No Bats Were Sold at the Wuhan Wet Market
New Documentary by The Epoch Times:
Tracking Down The Origin of Wuhan Corona Virus
Early in 2020 a novel coronavirus, reportedly originating in China, began aggressively spreading throughout the world.1
By March, the epidemic caused by the coronavirus, named COVID-19, had caused a pandemic, according to the World Health Organization.2
By April, there were 1.6 million cases worldwide in 177 countries, according to The New York Times.3
Did the pandemic "just happen" as did other pandemics of the past, like plague or AIDS?
No, says an alarming documentary from The Epoch Times, "Tracking Down the Origin of the Wuhan Virus." Produced and narrated by award-winning investigative reporter Joshua Philipp, an expert on espionage and unconventional warfare,4 "Tracking Down the Origin of the Wuhan Virus" unearths facts that mainstream media have largely ignored.
Why, for example, were the cases of many COVID-19 patients ignored during scientific investigations? Why were researchers who disagreed with the COVID-19 party line explanations silenced5 and important academic papers withdrawn and buried?6
Why were National Institutes of Health-funded gain-of-function (GOF) experiments with deadly coronaviruses, including those in China, ceased?7
"Tracking Down the Origin of the Wuhan Virus" presents disturbing evidence that COVID-19 did not naturally develop as widely believed, but may well have been engineered in a Chinese laboratory to be used as a bioweapon. While the world is succeeding in defeating this ominous virus, its murky origins must be explored.
Did COVID-19 Originate at the Wuhan Seafood Market?
One of the most well-accepted "facts" about the COVID-19 pandemic โ that the virus originated at the Wuhan Seafood Market โ may not be a fact at all, says "Tracking Down the Origin of the Wuhan Virus."
A bat virus connected to the seafood market, which also contained wildlife and game mammals, was widely indicted as the source8 but the conclusions may be too hasty, says Philipp.
Quickly attributing the outbreak to the market and shutting it down on January 1, 2020, felt like "destroying a crime scene" and had the effect of stopping further investigations though many questions remained, he says.

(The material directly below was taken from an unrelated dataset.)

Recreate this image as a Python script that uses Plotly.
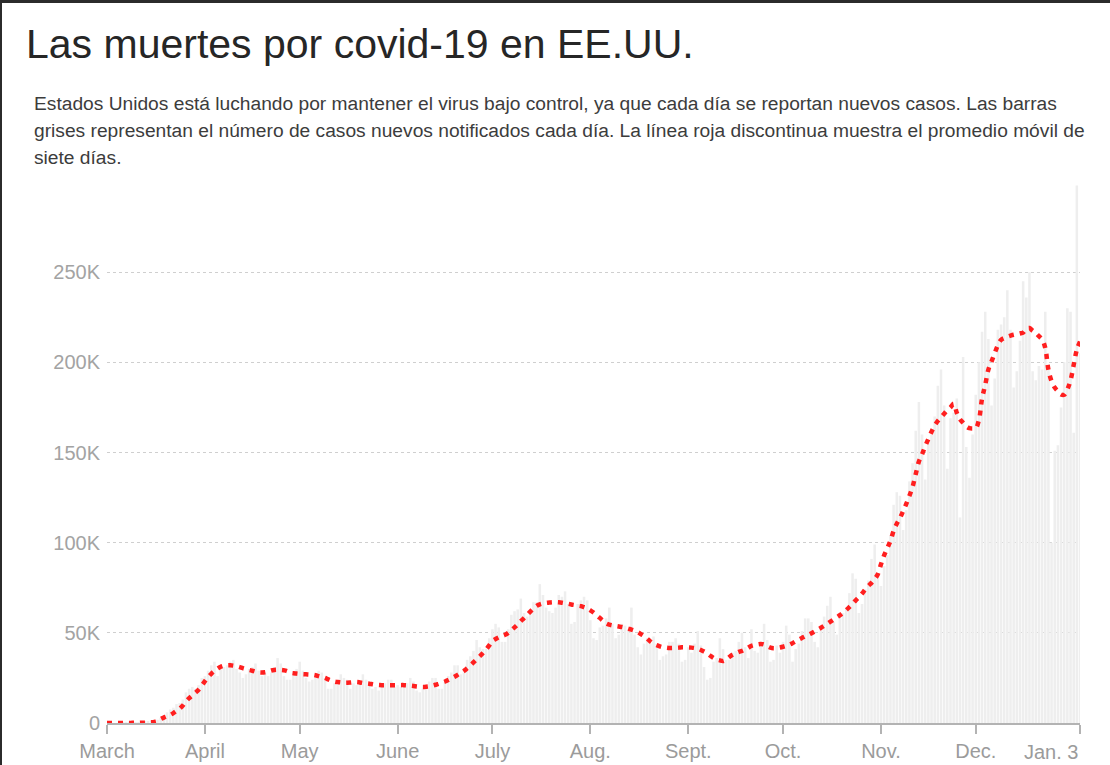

Some scientific journals agreed. Soon after the shutdown of the market, a description of the first COVID-19 cases published in The Lancet9 and an analysis in Science magazine10 that summarized The Lancet's findings questioned the Wuhan Seafood Market as a source of the virus. According to Science magazine:
"The [Lancet] paper, written by a large group of Chinese researchers from several institutions, offers details about the first 41 hospitalized patients who had confirmed infections with what has been dubbed 2019 novel coronavirus (2019-nCoV).
In the earliest case, the patient became ill on 1 December 2019 and had no reported link to the seafood market, the authors report. 'No epidemiological link was found between the first patient and later cases,' they state. Their data also show that, in total, 13 of the 41 cases had no link to the marketplace."